Wecker gibt ihn überzeugend, den Ganzgewordenen, der dann die wahrhaft Bösen im rollenden Münchnerisch abwatscht: Börrrsen, Banker und Frrrau Merrrkel, deren Lächeln und – haha – Brrrüste in einem juchzenden Couplet derart unterschwellig misogyn besungen werden, dass man auf Weckers Frage „Darf man das noch nach Brüderle?“ rufen möchte: Nein, die Reduzierung einer Politikerin auf ihr Geschlecht ist selbst dann nicht o.k., wenn man damit deren zu unpolitisches Gebaren anprangern will.

Indes: Vielleicht ist es auch falsch, von einem Abend mit Wecker inhaltlich mehr zu erwarten als eine jenseits von Utopien niemals lösungsorientierte Pauschalanklage. Ein bisschen wirkt’s wie ein Deal: Wer in einem von Stéphane Hessel inspirierten Lied „Empört euch“ mitruft, darf sich sonst, im Bett und am Esstisch, alles geben. Der Mensch als Zeichen gegen die Unmenschlichkeit muss ja genährt werden. Nicht zuletzt in Zeiten, da die depperten Nachgeborenen mehr an iPhones glauben als an den Klassenkampf.

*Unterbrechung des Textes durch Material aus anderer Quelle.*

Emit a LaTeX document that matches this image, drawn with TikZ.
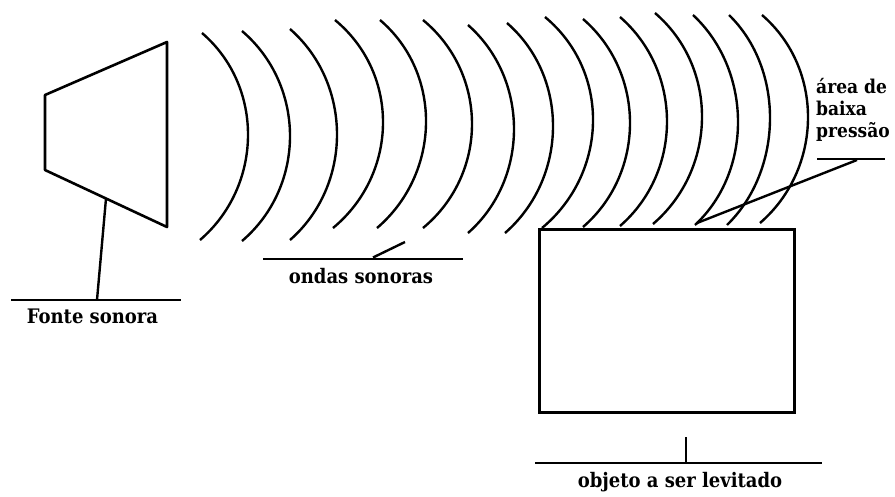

Einen Kontrapunkt zu diesem Gedröhne setzt der Ort des Geschehens. Die Zwischenrufe aus den zunächst suboptimal beschallten seitlichen Blöcken der Philharmonie sorgen zu Beginn für Abwechslung. Sonst überzeugt ein präziser Ton, der die Band mit Wecker-Weggefährte Jo Barnikel (meist am E-Piano), dem alten Folk-Fahrensmann Nils Tuxen (meist mit der Pedal-Steel-Guitar) und den vergleichsweise jungen und jung musizierenden Jens Fischer und Tim Neuhaus als konzertantes Ereignis wirken lässt. Wie die in den Zugaben Wecker-Klassiker in Drum-Soli auslaufen lassen, scheint das die biedere Liedermacherkunst zu hinterfragen. Schade eigentlich, dass Wecker, wie auch bei der angenehm unbarocken Gastzugabe Dota Kehrs, wohlwollend nickend am Bühnenrand steht. Und sich die Lieder, in all ihrer Beschränktheit, schließlich doch immer wieder, wie alles, zu eigen macht.